Environmental Damage Assessment
Environmental Damage Assessment and Recovery Planning
Experience conducting environmental injury and damage assessments to characterize the injuries caused by conflict, industrial accidents, and natural disasters using decision support analysis tools such as net environmental benefits analysis (NEBA), comparative risk assessment (CRA), and remedy alternatives analysis (RAA) to advise companies and governments on recovery strategies to restore damaged aquatic and terrestrial ecosystems.
Examples of client assignments include:
- Review and recommendations to the Ukraine Ministry of Natural Resources and the Environment for improving the Ministry’s seven damage assessment methodologies relevant to quantifying injuries to natural resources after the start of the February 2022 conflict with Russia.

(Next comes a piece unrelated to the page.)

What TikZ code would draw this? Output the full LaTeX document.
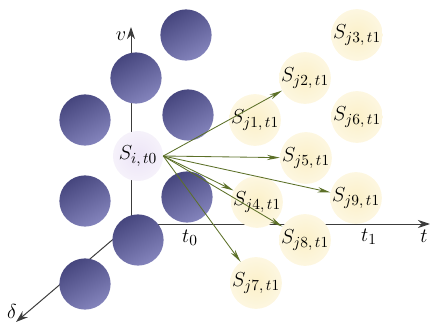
\documentclass[tikz,border=0pt]{standalone}
\usepackage{amsmath}
\usetikzlibrary{arrows.meta,positioning}
\definecolor{balldark}{RGB}{70,70,126}
\definecolor{balllight}{RGB}{132,132,188}
\definecolor{sjfill}{RGB}{251,240,200}
\definecolor{sifill}{RGB}{236,228,246}
\definecolor{flowgreen}{RGB}{92,112,40}
\definecolor{axisgray}{RGB}{60,60,60}

\begin{document}
\begin{tikzpicture}[x=0.025cm, y=-0.025cm,
    ball/.style={circle, minimum size=1.28cm, inner sep=0pt, top color=balldark, bottom color=balllight, shading angle=30},
    state/.style={circle, minimum size=1.25cm, inner sep=0pt, inner color=sjfill, outer color=sjfill!55, font=\fontsize{15}{18}\selectfont},
    source/.style={state, inner color=sifill, outer color=sifill!50},
    axis/.style={-{Stealth[length=3mm, width=2mm]}, axisgray, line width=0.7pt},
    flow/.style={-{Stealth[length=3.2mm, width=1.3mm]}, flowgreen, line width=0.6pt},
    label/.style={font=\fontsize{15}{18}\selectfont, inner sep=1pt}
]
\useasboundingbox (0,0) rectangle (430,329);

% Axes (behind everything)
\coordinate (origin) at (131,224);
\coordinate (vtip) at (131,27);
\coordinate (ttip) at (430,224);
\coordinate (dtip) at (16,322);
\draw[axis] (origin) -- (vtip);
\draw[axis] (origin) -- (ttip);
\draw[axis] (origin) -- (dtip);
\node[label] (vlab) at (121,36) {$v$};
\node[label] (tlab) at (424,236) {$t$};
\node[label] (dlab) at (12,311) {$\delta$};
\node[label] (t0lab) at (190,238) {$t_0$};
\node[label] (t1lab) at (369,237) {$t_1$};

% Neighbourhood at time t0
\node[ball] (b1) at (186,35) {};
\node[ball] (b2) at (136,78) {};
\node[ball] (b3) at (85,120) {};
\node[ball] (b4) at (188,115) {};
\node[source] (si) at (138,156) {$S_{i,\,t0}$};
\node[ball] (b6) at (85,201) {};
\node[ball] (b7) at (187,197) {};
\node[ball] (b8) at (138,240) {};
\node[ball] (b9) at (85,284) {};

% Candidate states at time t1
\node[state] (sj3) at (357,35) {$S_{j3,\,t1}$};
\node[state] (sj2) at (305,78) {$S_{j2,\,t1}$};
\node[state] (sj1) at (255,120) {$S_{j1,\,t1}$};
\node[state] (sj6) at (357,117) {$S_{j6,\,t1}$};
\node[state] (sj5) at (306,158) {$S_{j5,\,t1}$};
\node[state] (sj4) at (257,202) {$S_{j4,\,t1}$};
\node[state] (sj9) at (356,198) {$S_{j9,\,t1}$};
\node[state] (sj8) at (305,240) {$S_{j8,\,t1}$};
\node[state] (sj7) at (256,283) {$S_{j7,\,t1}$};

% Transitions
\draw[flow] (si.east) -- (sj2);
\draw[flow] (si.east) -- (sj5);
\draw[flow] (si.east) -- (sj9);
\draw[flow] (si.east) -- (sj4);
\draw[flow] (si.east) -- (sj8);
\draw[flow] (si.east) -- (sj7);

\end{tikzpicture}
\end{document}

- A two-year survey of the impacts on the Rio Doce ecosystem and adjacent riparian areas resulting from the November 2015 collapse of the Fundão Tailings Dam in the Brazilian state of Minas Gerais and release of mine tailing waste extending 500 km to the confluence with the South Atlantic Ocean. Collaborating with Brazilian environmental experts and federal prosecutors, the work involved environmental surveys, damage estimation, and cost-benefit analyses of various environmental restoration strategies.
- A three-year study of baseline coastal and deep-water environmental and ecological conditions in the northern Gulf of Mexico ” the day before” the April 2010 Deepwater Horizon oil spill. Working with project leader, Dr. Calvin (Herb) Ward from Rice University, experts from approximately 25 US Gulf Coast universities and research organizations were retained to examine and quantify, to the extent practical, various coastal, ecological, geochemical, and marine processes along the US Gulf Coast, extending from Florida to Texas.
- Preparation of a fate and transport model describing the migration of perfluorinated carboxylic acids (PFCAs) from non-specific source areas in the Northern Hemisphere to the Canadian Arctic, including the development of a five-tier Arctic food chain bioaccumulation model to predict PFCA levels at various ecological trophic levels.